Durante mucho tiempo, los microestados insulares han sido relativamente relegados a un lugar marginal en el escenario internacional. La política mundial es, por definición, asunto de grandes potencias -que lo son, entre otras cosas, por la vastedad de su territorio-; y es la política mundial la que configura las fuerzas que hacen la política internacional. (La distinción entre política mundial y política internacional podría parecer un mero juego conceptual, pero está lejos de serlo). En esas condiciones, y dando por sentada la continuidad, por otros medios, de sus vínculos con las metrópolis de antaño, resulta hasta cierto punto lógico que así haya sido. Con arreglo a esa marginalidad, han sido tradicionalmente tratados con un despreocupado desdén, que quizá no haya sido del todo nocivo para ellos.
Pero desde hace algunos años ese panorama está cambiando. En los foros multilaterales cada voto cuenta -y el de cada microestado tanto como el de cualquiera-. Agrupados en bancada, los pequeños Estados han demostrado más de una vez el peso que derivan de su sumatoria: lo que a menudo ocurre en la OEA es un buen ejemplo de esto. Como Estados, gozan de los mismos derechos que cualquier otro ante el derecho internacional. Sus reducidas dimensiones en los mapas son, por otro lado, una mera apariencia cartográfica: la atomizada condición archipelágica que caracteriza a muchos de ellos dilata su soberanía y sus competencias territoriales en los mares, con todo lo que eso implica.

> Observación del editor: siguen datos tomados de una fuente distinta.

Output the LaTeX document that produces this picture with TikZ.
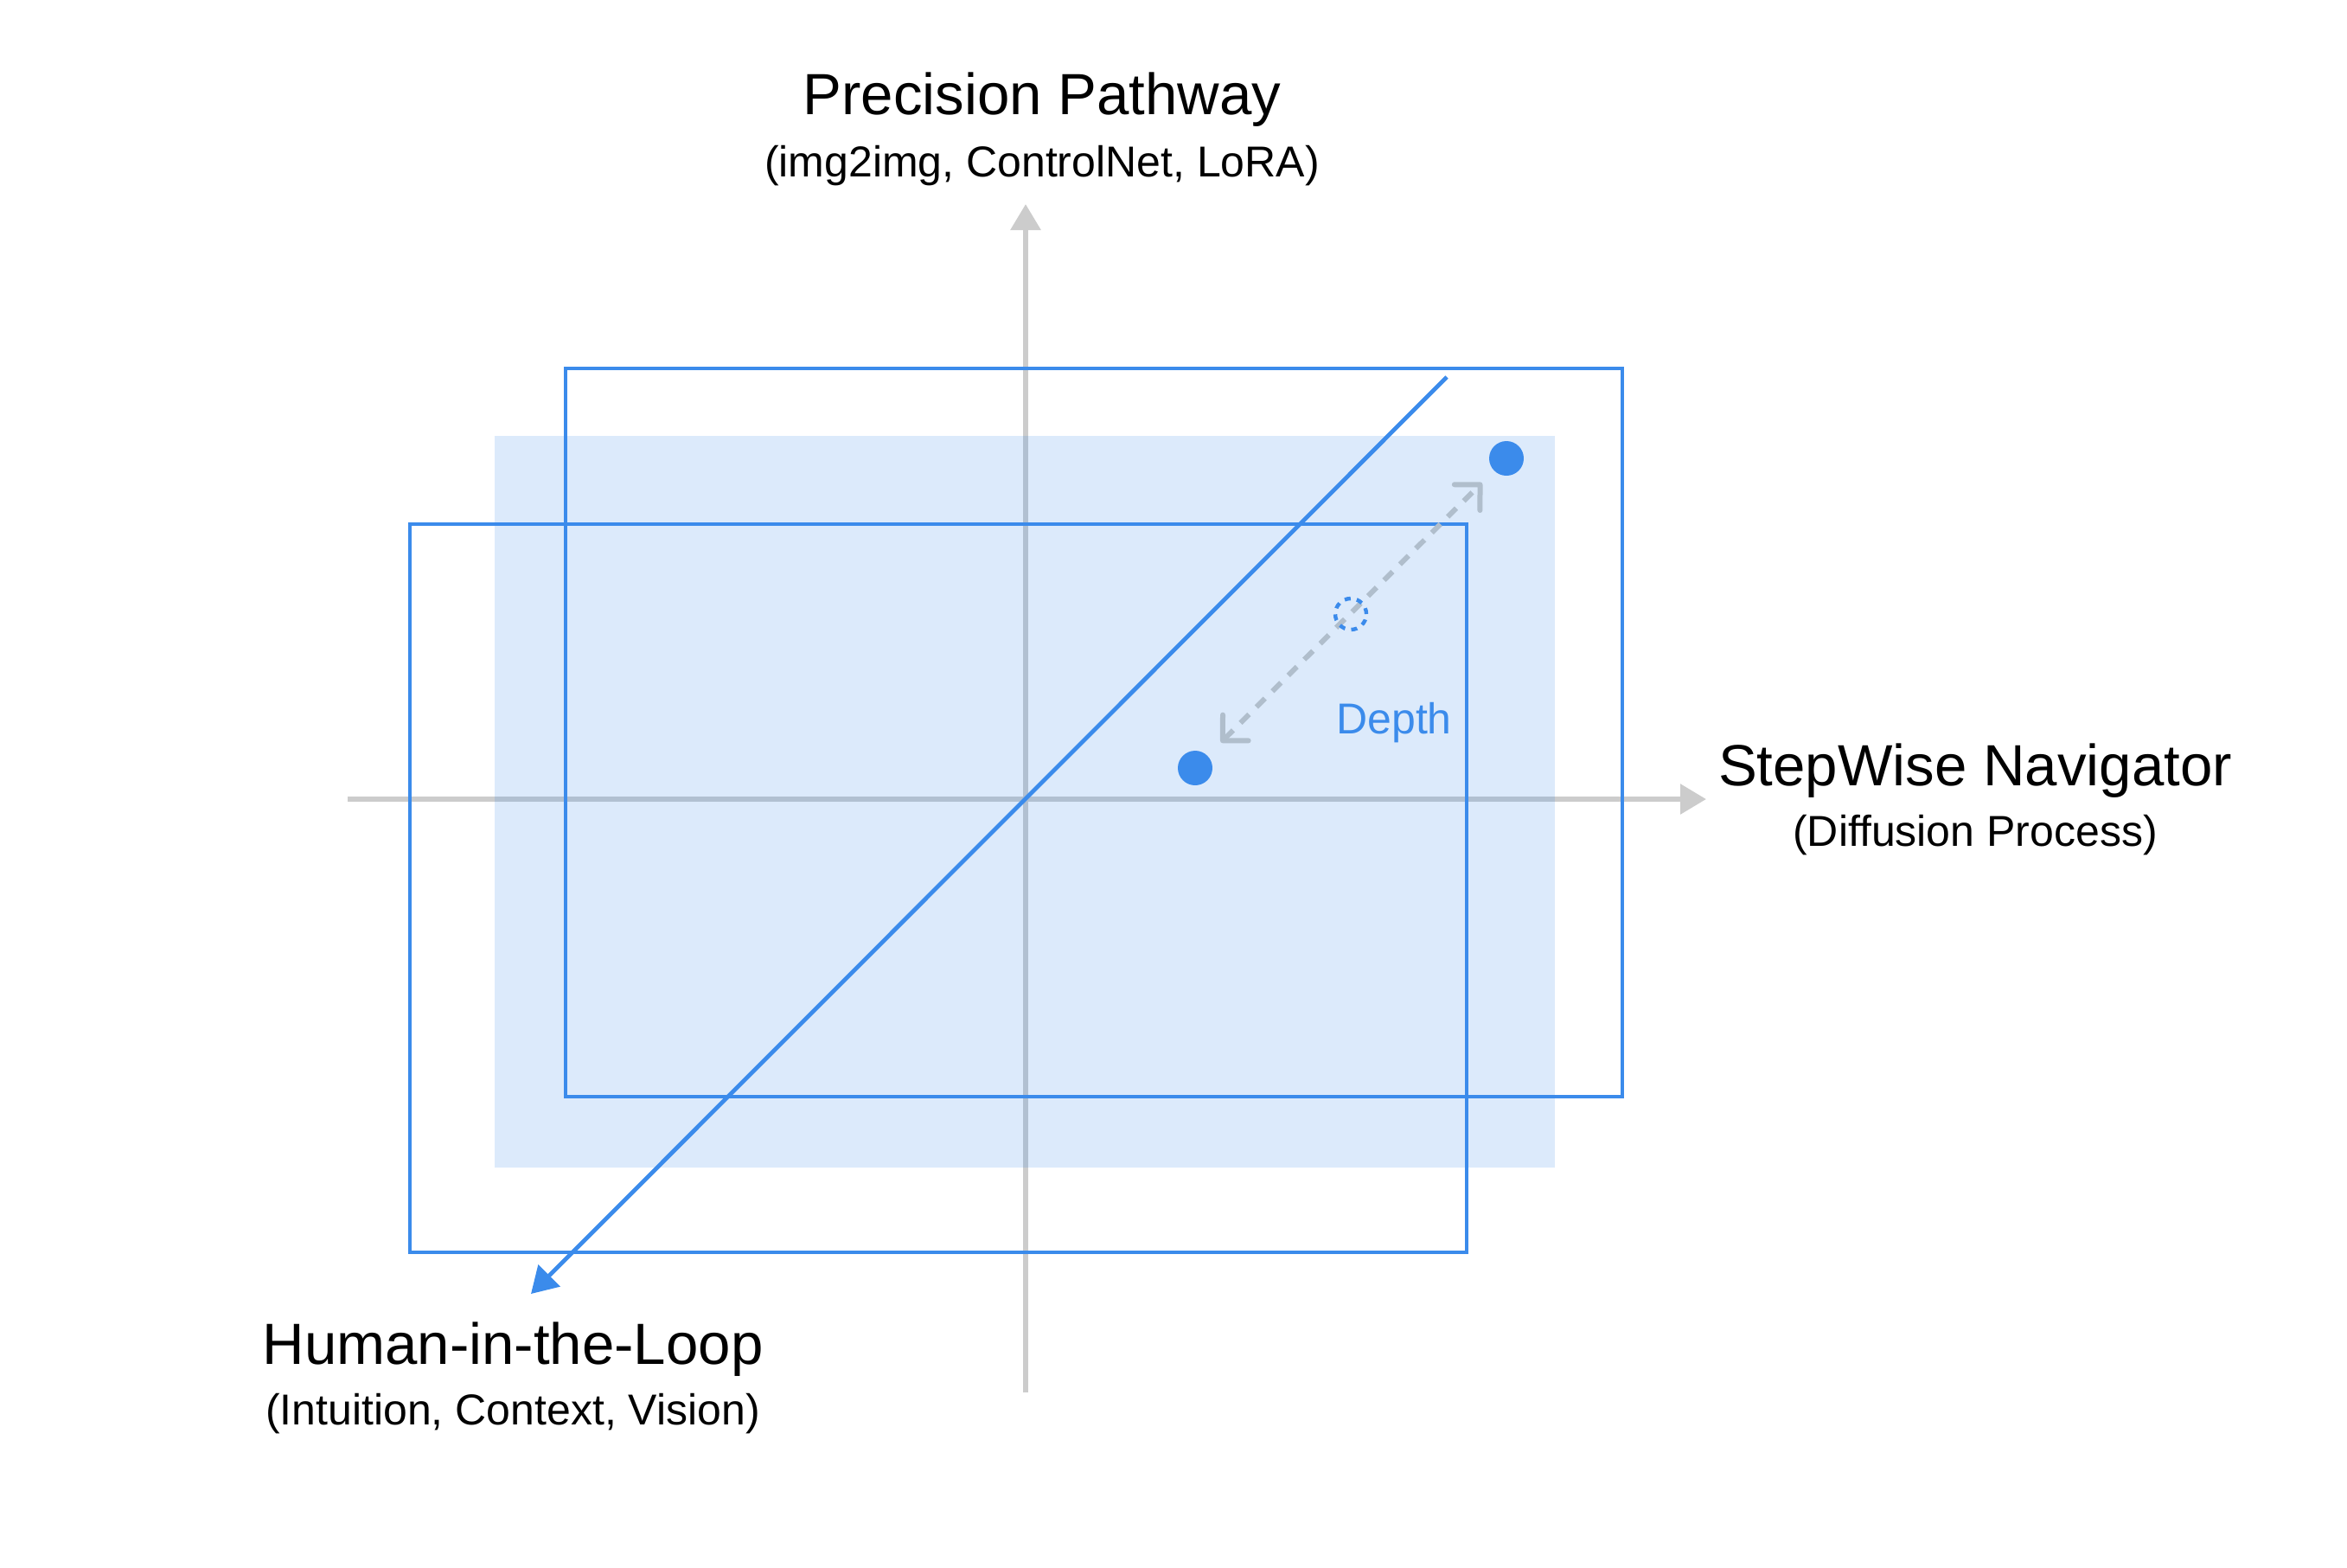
\documentclass[tikz,border=0pt]{standalone}
\usepackage{fontspec}
\setmainfont{Liberation Sans}
\usetikzlibrary{arrows.meta}
\definecolor{accent}{RGB}{59,139,235}
\definecolor{axisgray}{RGB}{204,204,204}
\definecolor{dashgray}{RGB}{176,190,204}
\begin{document}
\begin{tikzpicture}[x=0.5pt,y=-0.5pt,
  axisline/.style={draw=axisgray, line width=3pt, -{Triangle[length=15pt,width=17pt]}},
  frame/.style={draw=accent, line width=2pt},
  diagline/.style={draw=accent, line width=2.4pt, -{Triangle[length=15pt,width=17.5pt]}},
  titletext/.style={font=\fontsize{33.6}{40}\selectfont, anchor=base, inner sep=0pt},
  subtext/.style={font=\fontsize{25}{30}\selectfont, anchor=base, inner sep=0pt},
  depthtext/.style={font=\fontsize{25}{30}\selectfont, text=accent, anchor=base, inner sep=0pt},
  dotnode/.style={circle, fill=accent, minimum size=20pt, inner sep=0pt, outer sep=0pt},
  ghostnode/.style={circle, draw=accent, line width=2.2pt, dash pattern=on 3.5pt off 3.6pt, minimum size=18pt, inner sep=0pt, outer sep=0pt},
  depthline/.style={draw=dashgray, line width=3pt, dash pattern=on 7pt off 6pt,
    {Straight Barb[length=10.5pt,width=21pt,round,line width=3pt]}-{Straight Barb[length=10.5pt,width=21pt,round,line width=3pt]}}
]
\useasboundingbox (0,0) rectangle (2714,1812);

% axes
\coordinate (xleft) at (402,924);
\coordinate (xright) at (1973,924);
\coordinate (ybot) at (1186,1610);
\coordinate (ytop) at (1186,236);
\draw[axisline] (xleft) -- (xright);
\draw[axisline] (ybot) -- (ytop);

% translucent plane
\fill[accent, opacity=0.18] (572,504) rectangle (1798,1350);

% frames
\draw[frame] (654,426) rectangle (1876,1268);
\draw[frame] (474,606) rectangle (1696,1448);

% diagonal depth axis
\coordinate (dstart) at (1673,436);
\coordinate (dend) at (614,1496);
\draw[diagline] (dstart) -- (dend);

% points
\node[dotnode] (pA) at (1742,530) {};
\node[dotnode] (pB) at (1382,888) {};
\draw[depthline, shorten <=11pt, shorten >=10pt] (pB) -- (pA);
\node[ghostnode] (pM) at (1562,710) {};

% labels
\node[depthtext] (dlabel) at (1612,848) {Depth};
\node[titletext] (ttop) at (1205,132) {Precision Pathway};
\node[subtext] (stop) at (1205,204) {(img2img, ControlNet, LoRA)};
\node[titletext] (tright) at (2284,908) {StepWise Navigator};
\node[subtext] (sright) at (2284,978) {(Diffusion Process)};
\node[titletext] (tleft) at (593,1577) {Human-in-the-Loop};
\node[subtext] (sleft) at (593,1647) {(Intuition, Context, Vision)};
\end{tikzpicture}
\end{document}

Es verdad que lo anterior no compensa sus limitados recursos, ni la insuficiencia de sus capacidades para aprovecharlos -incluso cuando no son tan limitados-. Pero en ese hecho crudo y duro, los microestados insulares han encontrado un potencial apalancamiento para agenciar sus intereses.
En Indopacífico, donde confluyen varias fallas tectónicas geopolíticas en un tablero en el que se despliegan distintas rivalidades, el habitual desdén está dando paso a una creciente relevancia. Mientras China presiona y soborna a los pequeños Estados de la región que aún reconocen a Taiwán para que cambien de norte, Estados Unidos convoca a los líderes insulares y los recibe en la Casa Blanca con inusitado miramiento. Reino Unido, Francia, Australia, Japón, hacen lo propio.
Naturalmente, a los protagonistas habituales podría interesarles que los microestados del Pacífico no sean más que actores de reparto, ahora que parecen llamados a entrar en escena. Pero no están predestinados a serlo.
Entre encuentros y desencuentros, llevan años construyendo una agenda común, y se han anotado más de un logro gracias a ella. No ha sido fácil: la proximidad geográfica y la similitud de condiciones no bastan para garantizar la convergencia ni la sintonía. Pero está claro que el éxito de su cuarto de hora dependerá, en buena medida, de su voluntad y habilidad para configurar un cardumen suficientemente sólido y sincronizado que les permita rodear -incluso distraer- a los peces más grandes.
Durante su reunión esta semana en Tonga, eso es, precisamente, lo que tendrán en su mira las islas del Pacífico. Lo que estarán calibrando, también, los observadores invitados. Lo que definirá, en últimas, el tipo de relevancia que tendrán en las próximas décadas.